Irish rap veteran Ri-Ra - formerly of ScaryEire - will perform live in Underground on Friday night while Sunday is the purview of the many metal bands that play regularly in the venue on a Sunday, including Clurichaun, Brigantia and Shardborne.
Fundraising for Serve, an initiative committed to tackling world poverty, will also take place over the course of the five nights.
(Interview below with And So I Watch You From Afar)

BELFAST four-piece And So I Watch You From Afar are a gargantuan rock outfit that released one of the finest albums of last year, deservedly securing a recent Choice Music Prize nomination for their self-titled debut.
The instrumental four-piece have also gained a warranted reputation as one the most exciting live bands currently on go around Ireland, a reputation built up from playing 170-plus gigs last year.
Their gig in Baker Place last year was an awesome experience; a sweaty extravangaza of powerhouse rock and innovative rhythms. The band return to Baker Place this Thursday to help the alternative music venue celebrate their fifth birthday with a free gig.
It wasn’t hard to persuade them, as drummer Chris Wee tells On the Beat that playing in Limerick is an exciting experience.
“The crowds in Limerick are mad, they really go for it,” laughs the drummer, speaking as the band finish a UK tour that saw them play to sell out crowds - an indication of their growing presence and profile.
“There are some places you can turn up to in England and they are a bit stagnant, you know? There is a bit of pretence about them, then you come down to places like Limerick and people are a lot hungrier for it, which certainly adds to our own energy,” says Chris.
“Energy” simply doesn’t really cut it for a band whose tagline is “we are the bull, you are the china shop”, and with songs like Set Guitars to Kill and Clench Fists, Grit Teeth...GO!, can whip an audience into a frenzy with their music, which clearly owes a debt to post-rock pioneers like Mogwai, but it is still staggeringly original and inventive, fusing dreamy melodies with balls-out rock and roll.
Instead, Chris and his fellow members - Rory Friers, Tony Wright and Jonathan Adger - perform a live set that is akin to say, going 14 rounds with Mike Tyson.
“Yeah, my arms can feel like that sometimes,” laughs Chris. “There have been a lot of energy drinks imbibed over the last year - we could do with not having so many. I think that is a good thing about touring so much because our sets are so high energy, it is all-out physical endurance for me and the other guys.”

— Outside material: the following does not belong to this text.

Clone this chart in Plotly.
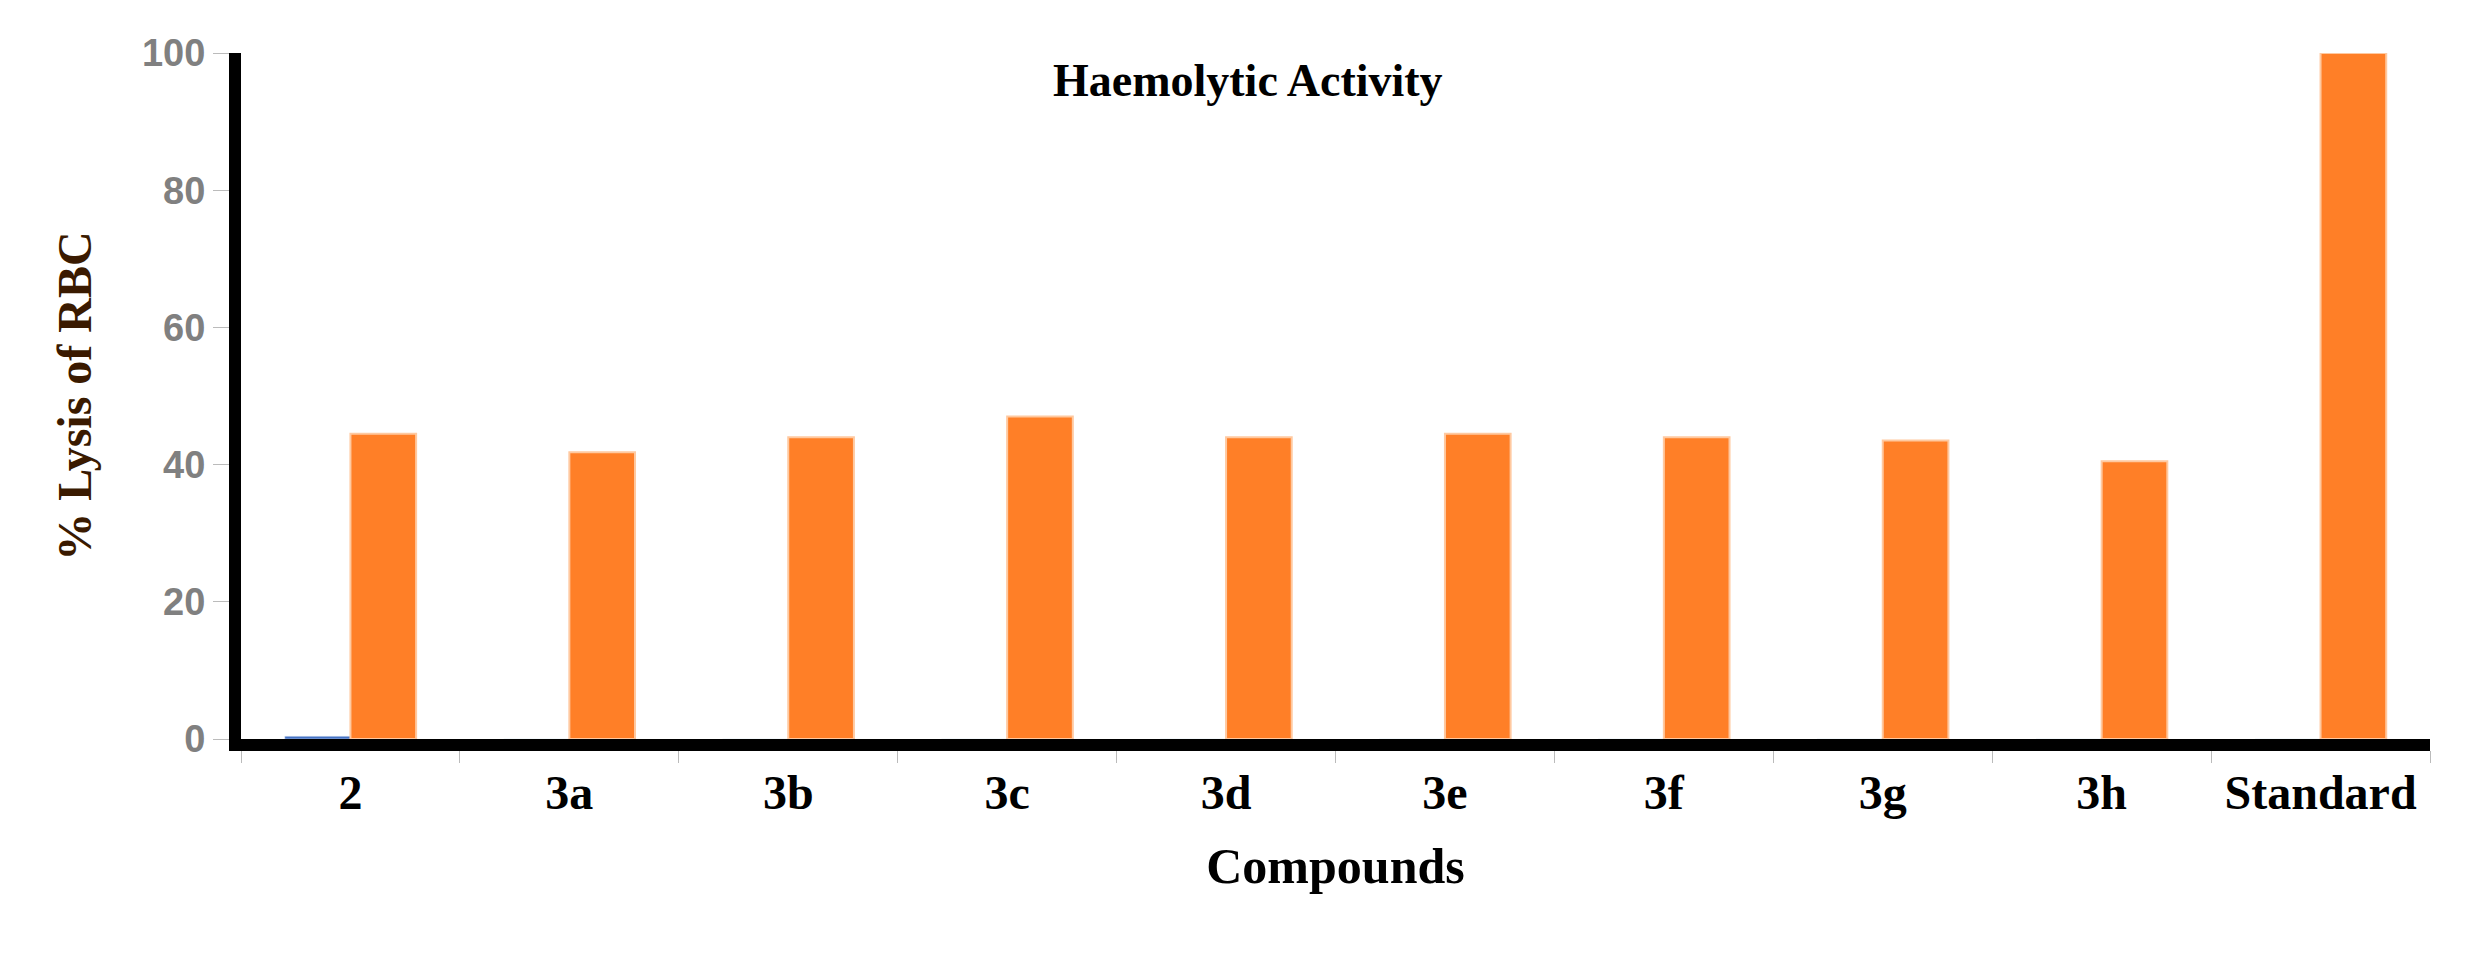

He adds: “I love it. That is the way we like to play, especially with the live stuff. Obviously we have quiet songs like the Voiceless - but it is all about providing a show for people that they can really enjoy and engage with, and we like to be as mad as possible.”
The band have cemented a cast-iron tautness about the way they play, thanks to the incessant touring in 2009, which included shows at Pukkelpop in Belgium, Glastonbury, the Eurosonic Festival and a high-profile run of shows in Ulster Hall in Belfast.
They have no intention of resting on the laurels of critical acclaim and award nominations however, with the EP ‘Letters’ due out in February and a follow-up album due in the Autumn. “We are going to try and be as busy as we were before, but we are also going to try and get this album done. I think we have always believed in what we are doing and written what we wanted to write and people respect us for that. It is great to be acknowledged for that.”
And So I Watch You From Afar play in Baker Place this Thursday and admission is free.